Homer's human heroes, equally, are not very well behaved. The leading family is the House of Pelops, but it did not succeed in setting a pattern of happy family life.

"Tantalos, the Asiatic founder of the dynasty, began its career by a direct offence against the gods; some said, by trying to cheat them into eating human flesh, that of his own son Pelops. Pelops, having been miraculously restored to life, offended in his turn. He won his famous chariot-race against Oinomaos, king of Pisa, by the connivance of the latter's charioteer, Myrtilos, and then got rid of his confederate, whom he had promised to reward, by flinging him into the sea. The curse descended to his sons, Atreus and Thyestes, in the form of what the Greeks called ate, a strong if not actually irresistible impulse to crime. Thyestes corrupted his brother's wife and thereby managed to steal the 'luck' of the family, the famous golden-fleeced ram. Atreus in turn secured his brother's banishment, and recalling him under pretext of a reconciliation, feasted him on the flesh of his own children. The curse was now inherited by Atreus' son Agamemnon, who offended Artemis by killing a sacred stag, sacrificed his own daughter Iphigenia to appease the goddess and obtain a safe passage to Troy for his fleet, and was in his turn murdered by his faithless wife Klytaimnestra and her paramour Aigisthos, a surviving son of Thyestes. Orestes, Agamemnon's son, in turn avenged his father by killing his mother and Aigisthos."
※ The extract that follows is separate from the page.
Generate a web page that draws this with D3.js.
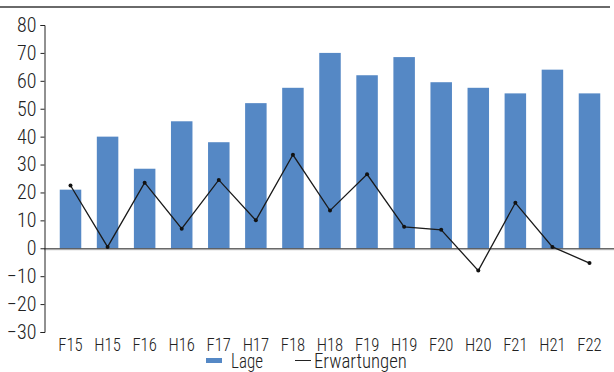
<!DOCTYPE html>
<html><head><meta charset="utf-8">
<script src="https://cdn.jsdelivr.net/npm/d3@7"></script>
<style>
body{margin:0;background:#fff;}
text{font-family:"Roboto Condensed","Liberation Sans Narrow","Arial Narrow",Roboto,sans-serif;font-weight:300;}
</style></head>
<body><svg id="c" width="614" height="372"></svg>
<script>
const categories = ["F15","H15","F16","H16","F17","H17","F18","H18","F19","H19","F20","H20","F21","H21","F22"];
const lage = [21,40,28.5,45.5,38,52,57.5,70,62,68.5,59.5,57.5,55.5,64,55.5];
const erwartungen = [22.5,0.5,23.5,7,24.5,10,33.5,13.5,26.5,7.7,6.6,-8,16.3,0.5,-5.3];
const yTicks = [80,70,60,50,40,30,20,10,0,-10,-20,-30];
const legendLabels = ["Lage","Erwartungen"];

const svg = d3.select("#c");
const x = d3.scaleBand().domain(categories).range([44,616]).paddingInner(0.42).paddingOuter(0.425);
const y = d3.scaleLinear().domain([-30,80]).range([332,25]);

function squeeze(sel, k){
  sel.each(function(){
    const w = this.getComputedTextLength();
    d3.select(this).attr("textLength", w*k).attr("lengthAdjust","spacingAndGlyphs");
  });
}

// top rule
svg.append("line").attr("x1",0).attr("x2",610).attr("y1",7).attr("y2",7).attr("stroke","#6a6a6a").attr("stroke-width",2);

// bars
svg.append("g").selectAll("rect").data(lage).join("rect")
  .attr("x",(d,i)=>x(categories[i])).attr("width",x.bandwidth())
  .attr("y",d=>y(Math.max(0,d))).attr("height",d=>Math.abs(y(d)-y(0)))
  .attr("fill","#5588c5");

// zero line
svg.append("line").attr("x1",44).attr("x2",614).attr("y1",y(0)+1.5).attr("y2",y(0)+1.5).attr("stroke","#c8c8c8").attr("stroke-width",1);
svg.append("line").attr("x1",44).attr("x2",614).attr("y1",y(0)+0.5).attr("y2",y(0)+0.5).attr("stroke","#333").attr("stroke-width",1);

// y axis
const ya = svg.append("g").attr("transform","translate(44.5,0)")
  .call(d3.axisLeft(y).tickValues(yTicks).tickSize(4).tickPadding(4).tickFormat(d3.format("d")));
ya.select(".domain").attr("stroke","#222");
ya.selectAll(".tick line").attr("stroke","#222");
ya.selectAll("text").attr("font-size",20).attr("fill","#222");

// line
const cx = c => x(c)+x.bandwidth()/2;
svg.append("path").datum(erwartungen)
  .attr("d",d3.line().x((d,i)=>cx(categories[i])).y(d=>y(d)))
  .attr("fill","none").attr("stroke","#1a1a1a").attr("stroke-width",1.3);
svg.append("g").selectAll("circle").data(erwartungen).join("circle")
  .attr("cx",(d,i)=>cx(categories[i])).attr("cy",d=>y(d)).attr("r",2).attr("fill","#111");

// x labels
svg.append("g").selectAll("text").data(categories).join("text")
  .attr("x",d=>cx(d)).attr("y",350.5).attr("text-anchor","middle")
  .attr("font-size",18.5).attr("fill","#222").text(d=>d)
  .call(squeeze, 0.9);

// legend
const lg = svg.append("g");
lg.append("rect").attr("x",206).attr("y",358).attr("width",16).attr("height",5).attr("fill","#5588c5");
lg.append("text").attr("x",231).attr("y",368).attr("font-size",20).attr("fill","#222").text(legendLabels[0]).call(squeeze,0.85);
lg.append("line").attr("x1",295).attr("x2",311).attr("y1",360.5).attr("y2",360.5).attr("stroke","#222").attr("stroke-width",1);
lg.append("text").attr("x",314).attr("y",368).attr("font-size",20).attr("fill","#222").text(legendLabels[1]).call(squeeze,0.94);
</script></body></html>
Homer as a finished achievement was a product of Ionia, i.e. of a part of Hellenic Asia Minor and the adjacent islands. Some time during the sixth century at latest, the Homeric poems became fixed in their present form. It was also during this century that Greek science and philosophy and mathematics began. At the same time events of fundamental importance were happening in other parts of the world. Confucius, Buddha, and Zoroaster, if they existed, probably belong to the same century.